= Busemann G-space =

In mathematics, a Busemann G-space is a type of metric space first described by Herbert Busemann in 1942.

If $(X,d)$ is a metric space such that

1. for every two distinct $x, y \in X$ there exists $z \in X\setminus\{x,y\}$ such that $d(x,z)+d(y,z)=d(x,y)$ (Menger convexity)
2. every $d$-bounded set of infinite cardinality possesses accumulation points
3. for every $w \in X$ there exists $\rho_w$ such that for any distinct points $x,y \in B(w,\rho_w)$ there exists $z \in ( B(w,\rho_w)\setminus\{ x,y \} )^\circ$ such that $d(x,y)+d(y,z)=d(x,z)$ (geodesics are locally extendable)
4. for any distinct points $x,y \in X$, if $u,v \in X$ such that $d(x,y)+d(y,u)=d(x,u)$, $d(x,y)+d(y,v)=d(x,v)$ and $d(y,u)=d(y,v)$, then $u=v$ (geodesic extensions are unique).

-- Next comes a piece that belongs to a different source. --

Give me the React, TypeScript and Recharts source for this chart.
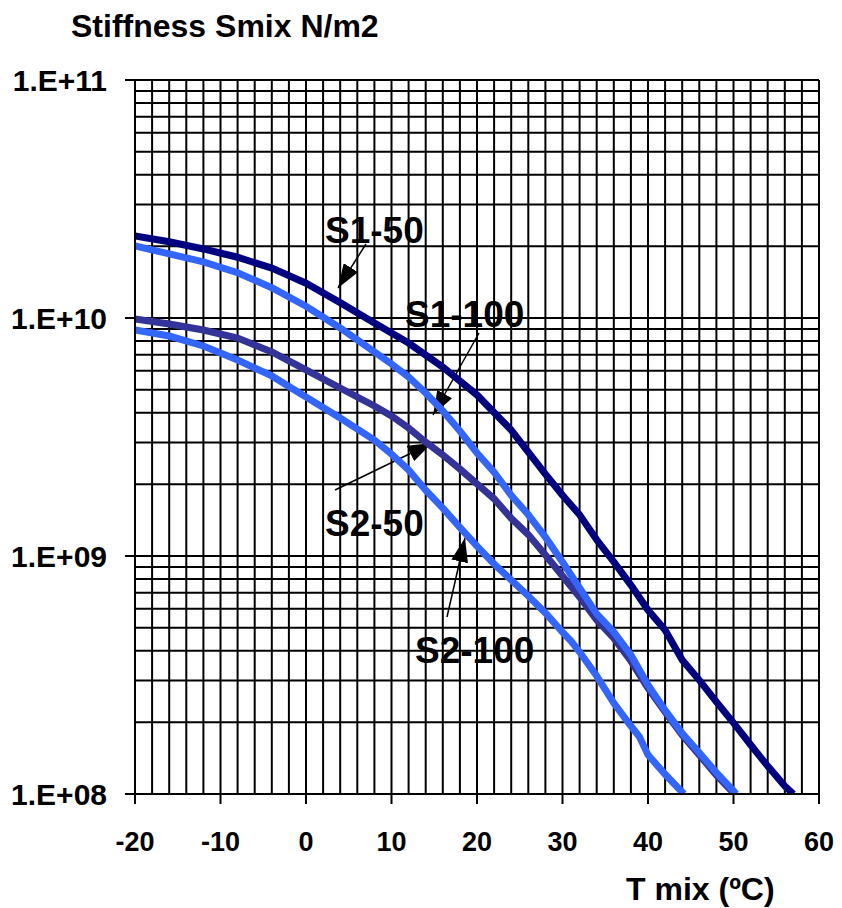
import { LineChart, Line, XAxis, YAxis, ReferenceLine } from 'recharts'

const s150Temps = [-20, -16, -12, -8, -4, 0, 4, 8, 12, 16, 20, 24, 28, 30, 32, 34, 36, 38, 40, 42, 44, 46, 48, 50, 52, 54, 56, 57]
const s150Values = [2.21e10, 2.09e10, 1.95e10, 1.8e10, 1.62e10, 1.4e10, 1.16e10, 9.53e9, 7.85e9, 6.22e9, 4.75e9, 3.38e9, 2.21e9, 1.8e9, 1.49e9, 1.17e9, 9.44e8, 7.55e8, 5.93e8, 4.89e8, 3.66e8, 3.01e8, 2.44e8, 1.99e8, 1.61e8, 1.31e8, 1.08e8, 1.0e8]

const s1100Temps = [-20, -16, -12, -8, -4, 0, 4, 8, 10, 12, 14, 16, 18, 20, 22, 24, 26, 28, 30, 32, 34, 36, 38, 40, 42, 44, 46, 48, 50, 50.3]
const s1100Values = [2.01e10, 1.86e10, 1.72e10, 1.55e10, 1.34e10, 1.12e10, 9.08e9, 7.2e9, 6.41e9, 5.65e9, 4.84e9, 4.07e9, 3.35e9, 2.71e9, 2.25e9, 1.8e9, 1.49e9, 1.2e9, 9.44e8, 7.34e8, 5.71e8, 4.79e8, 3.84e8, 2.87e8, 2.25e8, 1.8e8, 1.49e8, 1.23e8, 1.03e8, 1.0e8]

const s250Temps = [-20, -16, -12, -8, -4, 0, 4, 8, 10, 12, 14, 16, 18, 20, 22, 24, 26, 28, 30, 32, 34, 36, 38, 40, 42, 44, 46, 48, 50, 50.2]
const s250Values = [9.9e9, 9.44e9, 8.9e9, 8.24e9, 7.2e9, 6.05e9, 5.08e9, 4.27e9, 3.88e9, 3.45e9, 3.01e9, 2.66e9, 2.32e9, 2.01e9, 1.74e9, 1.44e9, 1.23e9, 1.01e9, 8.24e8, 6.73e8, 5.38e8, 4.52e8, 3.62e8, 2.79e8, 2.21e8, 1.77e8, 1.46e8, 1.2e8, 1.01e8, 1.0e8]

const s2100Temps = [-20, -16, -12, -8, -4, 0, 4, 8, 10, 12, 14, 16, 18, 20, 22, 24, 26, 28, 30, 31, 32, 34, 36, 38, 39, 40, 42, 43, 44.2]
const s2100Values = [8.9e9, 8.4e9, 7.63e9, 6.66e9, 5.71e9, 4.66e9, 3.8e9, 3.07e9, 2.68e9, 2.3e9, 1.89e9, 1.59e9, 1.32e9, 1.1e9, 9.26e8, 7.93e8, 6.79e8, 5.76e8, 4.79e8, 4.39e8, 3.95e8, 3.13e8, 2.41e8, 1.93e8, 1.74e8, 1.46e8, 1.21e8, 1.11e8, 1.0e8]

const xTicks = [-20, -10, 0, 10, 20, 30, 40, 50, 60]
const yTicks = [1e8, 1e9, 1e10, 1e11]

// log paper grid: 1..9 x 10^n, and every 2 degrees
const gridY: number[] = []
for (let e = 8; e <= 10; e++) for (let m = 1; m <= 9; m++) gridY.push(m * Math.pow(10, e))
gridY.push(1e11)
const gridX: number[] = []
for (let t = -20; t <= 60; t += 2) gridX.push(t)

const toRows = (temps: number[], values: number[]) => temps.map((t, i) => ({ t, v: values[i] }))

const FONT = "'Liberation Sans', Arial, sans-serif"

const fmtY = (v: number) => '1.E+' + String(Math.round(Math.log10(v))).padStart(2, '0')

export default function App() {
  return (
    <div style={{ position: 'absolute', left: 0, top: 0, width: 842, height: 908, background: '#fff' }}>
      <LineChart width={842} height={908} margin={{ top: 80, right: 23, bottom: 0, left: 0 }}>
        <defs>
          <marker id="ah" markerUnits="userSpaceOnUse" markerWidth={24} markerHeight={17} refX={24} refY={8.5} orient="auto">
            <path d="M0,0 L24,8.5 L0,17 z" fill="#000" />
          </marker>
        </defs>
        {gridY.map((v) => (
          <ReferenceLine key={'gy' + v} y={v} stroke="#000" strokeWidth={2} />
        ))}
        {gridX.map((t) => (
          <ReferenceLine key={'gx' + t} x={t} stroke="#000" strokeWidth={2} />
        ))}
        <XAxis
          type="number"
          dataKey="t"
          domain={[-20, 60]}
          ticks={xTicks}
          allowDataOverflow
          height={114}
          tickSize={10}
          tickMargin={28}
          axisLine={{ stroke: '#000', strokeWidth: 2 }}
          tickLine={{ stroke: '#000', strokeWidth: 2 }}
          tick={{ fill: '#000', fontSize: 27, fontWeight: 700, fontFamily: FONT }}
        />
        <YAxis
          type="number"
          dataKey="v"
          scale="log"
          domain={[1e8, 1e11]}
          ticks={yTicks}
          allowDataOverflow
          width={135}
          tickSize={10}
          tickMargin={18}
          tickFormatter={fmtY}
          axisLine={{ stroke: '#000', strokeWidth: 2 }}
          tickLine={{ stroke: '#000', strokeWidth: 2 }}
          tick={{ fill: '#000', fontSize: 30, fontWeight: 700, fontFamily: FONT }}
        />
        <Line data={toRows(s150Temps, s150Values)} dataKey="v" stroke="#000080" strokeWidth={7} dot={false} type="linear" isAnimationActive={false} />
        <Line data={toRows(s250Temps, s250Values)} dataKey="v" stroke="#333399" strokeWidth={7} dot={false} type="linear" isAnimationActive={false} />
        <Line data={toRows(s2100Temps, s2100Values)} dataKey="v" stroke="#3366FF" strokeWidth={7} dot={false} type="linear" isAnimationActive={false} />
        <Line data={toRows(s1100Temps, s1100Values)} dataKey="v" stroke="#3366FF" strokeWidth={7} dot={false} type="linear" isAnimationActive={false} />

        <g fontFamily={FONT} fontWeight={700} fill="#000">
          <text x={71} y={37} fontSize={32}>Stiffness Smix N/m2</text>
          <text x={626} y={900} fontSize={32}>T mix (ºC)</text>
          <text x={325} y={243} fontSize={37}>S1-50</text>
          <text x={405} y={327} fontSize={37}>S1-100</text>
          <text x={325} y={536} fontSize={37}>S2-50</text>
          <text x={415} y={663} fontSize={37}>S2-100</text>
        </g>
        <g stroke="#000" strokeWidth={1.5}>
          <line x1={366} y1={244} x2={338} y2={288} markerEnd="url(#ah)" />
          <line x1={479} y1={333} x2={433} y2={415} markerEnd="url(#ah)" />
          <line x1={335} y1={490} x2={432} y2={443} markerEnd="url(#ah)" />
          <line x1={447} y1={617} x2={465} y2={538} markerEnd="url(#ah)" />
        </g>
      </LineChart>
    </div>
  )
}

then X is said to be a Busemann G-space. Every Busemann G-space is a homogeneous space.

The Busemann conjecture states that every Busemann G-space is a topological manifold. It is a special case of the Bing–Borsuk conjecture. The Busemann conjecture is known to be true for dimensions 1 to 4.